Kingarroch CER S NO382113 2 90m

Kyngerrock 1410 RMS i no. 927 [see Baltilly CER, above]
(the third part of) Kingarrok 1474 RMS ii no. 1163 [see Baltilly CER, above]
Kingarrow 1490 RMS ii no. 1961 [see Baltilly CER, above]
Kingarrok 1497 RMS ii no. 2360 [see Baltilly CER, above]
Kingarrat 1510 RMS ii no. 3427 [probably a misreading of Kingarrac; William Scott of Balwearie, a third of the barony of Ceres, including Kingarroch]
tertia parte de Kyngarrok 1510 RMS ii no. 3521 [to Andrew Kinninmonth of Craighall, two thirds of the barony of Ceres, with annexes, including a third part of Kingarroch]
Kingarro 1601 Retours (Fife) no. 92 [see Baltilly CER, above]
Kingarrrok 1608 Retours (Fife) no. 197 [see Baltilly CER, above]
Kingarrok 1618 Retours (Fife) no. 278 [see Baltilly CER, above]
Kinggarro 1625 Retours (Fife) no. 354 [Alexander Baxter]
Kengurrick 1654 Blaeu (Pont) East Fife
Kingarrock 1794 Sasines no. 4020
Kingarroch 1816 Sasines no. 10,906
Kingarrock c.1885 Deacon 2001, 21 [in a poem, ‘Kingarrock Well’]

G ceann + ? G garbh + ? G geàrr + – óc

‘End of the rough place’ or ‘end of the short place’ (OIr gerr ‘short’)? There are problems with both suggestions. If the second element derives from G garbh ‘rough’ with a locational suffix, meaning ‘rough place’, it is the exact equivalent of Garvock DFL (PNF 1). While the labio-dental /v/ has survived intact in Garvock, it has already gone by the time Kingarroch first appears in the record (1410), a phenomenon which is difficult to explain. If the second element derives from G geàrr, earlier gerr, then more forms with /e/ might be expected in the early record.

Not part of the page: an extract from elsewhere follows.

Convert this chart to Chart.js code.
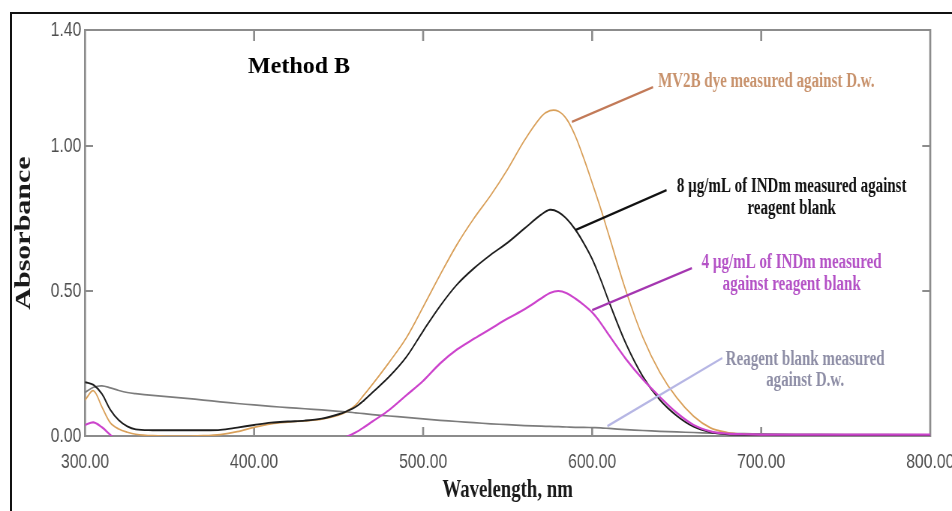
<!DOCTYPE html>
<html>
<head>
<meta charset="utf-8">
<title>Method B spectra</title>
<script src="https://cdn.jsdelivr.net/npm/chart.js@4.4.1/dist/chart.umd.min.js"></script>
<style>
  html, body { margin: 0; padding: 0; background: #fff; overflow: hidden; }
  #wrap { position: relative; width: 952px; height: 511px; }
  #frame { position: absolute; left: 10px; top: 12px; width: 1000px; height: 600px; border: 2px solid #111; }
  #spectra { position: absolute; left: 0; top: 0; }
</style>
</head>
<body>
<div id="wrap">
  <div id="frame"></div>
  <canvas id="spectra" width="1269" height="511" style="width:952px;height:511px"></canvas>
</div>
<script>
  // the figure is drawn wide and narrowed by CSS, so text comes out condensed
  const SQUEEZE = 0.75;

  const wavelengths = [300, 305, 310, 315, 320, 325, 330, 340, 350, 360, 370, 380, 390, 400, 410, 420, 430, 440, 450, 455,
    460, 465, 470, 480, 490, 500, 510, 520, 530, 540, 550, 560, 570, 575, 580, 585, 590, 595, 600, 605,
    610, 620, 630, 640, 650, 660, 670, 680, 690, 700, 720, 750, 800];

  // MV2B dye against distilled water
  const dyeAbs = [0.124, 0.156, 0.100, 0.045, 0.024, 0.013, 0.006, 0.001, 0.000, 0.000, 0.001, 0.005, 0.015, 0.030, 0.042, 0.048, 0.052, 0.058, 0.072, 0.085,
    0.106, 0.142, 0.178, 0.255, 0.338, 0.445, 0.555, 0.660, 0.750, 0.830, 0.920, 1.020, 1.102, 1.122, 1.120, 1.092, 1.035, 0.958, 0.873, 0.785,
    0.690, 0.500, 0.340, 0.220, 0.132, 0.068, 0.028, 0.012, 0.006, 0.004, 0.003, 0.003, 0.003];

  // 8 ug/mL INDm against reagent blank
  const ind8Abs = [0.186, 0.176, 0.145, 0.090, 0.054, 0.033, 0.023, 0.020, 0.020, 0.020, 0.020, 0.021, 0.029, 0.038, 0.046, 0.050, 0.053, 0.060, 0.075, 0.086,
    0.100, 0.123, 0.150, 0.205, 0.272, 0.362, 0.448, 0.522, 0.578, 0.625, 0.667, 0.716, 0.764, 0.780, 0.772, 0.748, 0.712, 0.665, 0.610, 0.540,
    0.462, 0.318, 0.205, 0.125, 0.070, 0.032, 0.013, 0.006, 0.004, 0.004, 0.003, 0.003, 0.003];

  // 4 ug/mL INDm against reagent blank (dips below zero between the bands)
  const ind4Abs = [0.038, 0.047, 0.030, 0.004, -0.020, -0.030, -0.030, -0.030, -0.030, -0.030, -0.030, -0.030, -0.030, -0.030, -0.030, -0.030, -0.030, -0.025, -0.012, -0.002,
    0.012, 0.030, 0.050, 0.090, 0.140, 0.190, 0.250, 0.298, 0.335, 0.370, 0.405, 0.437, 0.475, 0.493, 0.500, 0.492, 0.474, 0.452, 0.426, 0.390,
    0.347, 0.265, 0.195, 0.135, 0.080, 0.038, 0.016, 0.008, 0.006, 0.005, 0.005, 0.005, 0.005];

  // reagent blank against distilled water
  const blankAbs = [0.150, 0.168, 0.173, 0.166, 0.157, 0.150, 0.146, 0.140, 0.135, 0.130, 0.124, 0.118, 0.112, 0.107, 0.102, 0.098, 0.094, 0.090, 0.085, 0.083,
    0.080, 0.077, 0.074, 0.069, 0.064, 0.059, 0.054, 0.050, 0.046, 0.042, 0.039, 0.036, 0.034, 0.033, 0.032, 0.031, 0.030, 0.030, 0.029, 0.028,
    0.026, 0.022, 0.019, 0.016, 0.014, 0.012, 0.010, 0.009, 0.008, 0.007, 0.006, 0.005, 0.004];

  const xTicks = [300, 400, 500, 600, 700, 800];
  const yTicks = [0, 0.5, 1.0, 1.4];

  const SERIF = '"Liberation Serif", "Times New Roman", serif';
  const SANS = '"Liberation Sans", Arial, sans-serif';

  const toPoints = vals => vals.map((y, i) => ({ x: wavelengths[i], y: y }));

  // labels with leader lines, placed in nm / absorbance units
  const callouts = [
    { lines: ['MV2B dye measured against D.w.'], color: '#c8926c', lineColor: '#c27a58',
      from: [588, 1.083], to: [636, 1.203], at: [703, 1.203] },
    { lines: ['8 \u00b5g/mL of INDm measured against', 'reagent blank'], color: '#111', lineColor: '#111',
      from: [590, 0.710], to: [644, 0.848], at: [718, 0.841] },
    { lines: ['4 \u00b5g/mL of INDm measured', 'against reagent blank'], color: '#b452c6', lineColor: '#a436b0',
      from: [600, 0.434], to: [659, 0.579], at: [718, 0.579] },
    { lines: ['Reagent blank measured', 'against D.w.'], color: '#8e8ea6', lineColor: '#b6b6e4',
      from: [609, 0.034], to: [677, 0.269], at: [726, 0.245] }
  ];

  const framePlugin = {
    id: 'frame',
    beforeDatasetsDraw(chart) {
      const { ctx, chartArea: a, scales: { x, y } } = chart;
      ctx.save();
      ctx.strokeStyle = '#8c8c8c';
      ctx.lineCap = 'butt';
      // horizontal edges
      ctx.lineWidth = 2;
      ctx.beginPath();
      ctx.moveTo(a.left, a.top); ctx.lineTo(a.right, a.top);
      ctx.moveTo(a.left, a.bottom); ctx.lineTo(a.right, a.bottom);
      yTicks.slice(1, -1).forEach(v => {
        const py = y.getPixelForValue(v);
        ctx.moveTo(a.left, py); ctx.lineTo(a.left + 8 / SQUEEZE, py);
        ctx.moveTo(a.right, py); ctx.lineTo(a.right - 8 / SQUEEZE, py);
      });
      ctx.stroke();
      // vertical edges, thicker so they survive the squeeze
      ctx.lineWidth = 2 / SQUEEZE;
      ctx.beginPath();
      ctx.moveTo(a.left, a.top - 1); ctx.lineTo(a.left, a.bottom + 1);
      ctx.moveTo(a.right, a.top - 1); ctx.lineTo(a.right, a.bottom + 1);
      xTicks.slice(1, -1).forEach(v => {
        const px = x.getPixelForValue(v);
        ctx.moveTo(px, a.bottom); ctx.lineTo(px, a.bottom - 9);
        ctx.moveTo(px, a.top); ctx.lineTo(px, a.top + 11);
      });
      ctx.stroke();
      ctx.restore();
    }
  };

  const calloutPlugin = {
    id: 'callouts',
    afterDatasetsDraw(chart) {
      const { ctx, scales: { x, y } } = chart;
      ctx.save();
      callouts.forEach(c => {
        ctx.strokeStyle = c.lineColor;
        ctx.lineWidth = 2.4;
        ctx.beginPath();
        ctx.moveTo(x.getPixelForValue(c.from[0]), y.getPixelForValue(c.from[1]));
        ctx.lineTo(x.getPixelForValue(c.to[0]), y.getPixelForValue(c.to[1]));
        ctx.stroke();

        ctx.fillStyle = c.color;
        ctx.font = 'bold 20px ' + SERIF;
        ctx.textAlign = 'center';
        ctx.textBaseline = 'alphabetic';
        const cx = x.getPixelForValue(c.at[0]);
        const cy = y.getPixelForValue(c.at[1]);
        c.lines.forEach((t, i) => ctx.fillText(t, cx, cy + i * 21.5));
      });

      // panel caption, kept at normal width
      ctx.save();
      ctx.translate(x.getPixelForValue(426.6), y.getPixelForValue(1.252));
      ctx.scale(1 / SQUEEZE, 1);
      ctx.fillStyle = '#000';
      ctx.font = 'bold 24px ' + SERIF;
      ctx.textAlign = 'center';
      ctx.fillText('Method B', 0, 0);
      ctx.restore();
      ctx.restore();
    }
  };

  new Chart(document.getElementById('spectra'), {
    type: 'line',
    data: {
      datasets: [
        { label: '4 \u00b5g/mL INDm', data: toPoints(ind4Abs), borderColor: '#cc44cc', borderWidth: 2.2 },
        { label: '8 \u00b5g/mL INDm', data: toPoints(ind8Abs), borderColor: '#1e1e1e', borderWidth: 1.9 },
        { label: 'MV2B dye', data: toPoints(dyeAbs), borderColor: '#d9a05a', borderWidth: 1.7 },
        { label: 'Reagent blank', data: toPoints(blankAbs), borderColor: '#7c7c7c', borderWidth: 1.7 }
      ]
    },
    options: {
      responsive: false,
      devicePixelRatio: 1,
      animation: false,
      elements: {
        point: { radius: 0 },
        line: { tension: 0.35, fill: false }
      },
      layout: { padding: { top: 30, right: 29, left: 0, bottom: 0 } },
      plugins: {
        legend: { display: false },
        tooltip: { enabled: false }
      },
      scales: {
        x: {
          type: 'linear',
          min: 300,
          max: 800,
          grid: { display: false, drawTicks: false },
          border: { display: false },
          afterBuildTicks: s => { s.ticks = xTicks.map(v => ({ value: v })); },
          afterFit: s => { s.height = 75; s.paddingLeft = 0; s.paddingRight = 0; },
          ticks: {
            padding: 14,
            color: '#4e4e4e',
            autoSkip: false,
            maxRotation: 0,
            font: { family: SANS, size: 21 },
            callback: v => Number(v).toFixed(2)
          },
          title: {
            display: true,
            text: 'Wavelength, nm',
            color: '#1a1a1a',
            font: { family: SERIF, size: 25, weight: 'bold' },
            padding: { top: 0, bottom: 5 }
          }
        },
        y: {
          type: 'linear',
          min: 0,
          max: 1.4,
          grid: { display: false, drawTicks: false },
          border: { display: false },
          afterBuildTicks: s => { s.ticks = yTicks.map(v => ({ value: v })); },
          afterFit: s => { s.width = 85 / SQUEEZE; },
          ticks: {
            padding: 5,
            color: '#4e4e4e',
            font: { family: SANS, size: 21 },
            callback: v => Number(v).toFixed(2)
          },
          title: {
            display: true,
            text: 'Absorbance',
            color: '#1a1a1a',
            font: { family: SERIF, size: 30, weight: 'bold' },
            padding: { top: 14, bottom: 0 }
          }
        }
      }
    },
    plugins: [framePlugin, calloutPlugin]
  });
</script>
</body>
</html>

    The pub in the village of Craigrothie is called the Kingarroch Inn (1990s), and a nearby well is called Kingarroch Well by local people.[39] Kingarroch is not marked on Ainslie/Fife (1775) or SGF (1828), but Kingarrock Golf Course is shown on an early twentieth-century map hanging in the lobby of the Kingarroch Inn. The golf course is in the field centred at NO379115 (on OS Pathf.), immediately south of the house of Hill of Tarvit, on the north side of Wemysshall Road.

    The lands of Kingarroch are probably now represented by the farm of Wemyss Hall Mains (hence the above NGR). This is confirmed by John Deacon in his recent book on Craigrothie, in which he concludes that Kingarroch ‘was the farm buildings now known as Wemyshall [sic] Mains’ (2001, 50). While the two farms are probably co-extensive, it should be noted that the farm-steading of Wemyss Hall Mains was created in the second half of the nineteenth century, since there are no buildings on the site on OS 6 inch 1st edn (1856), and the name first appears on the OS 6 inch County Series, 1st revision (1888 × 1914). It is not known where the main settlement of Kingarroch lay.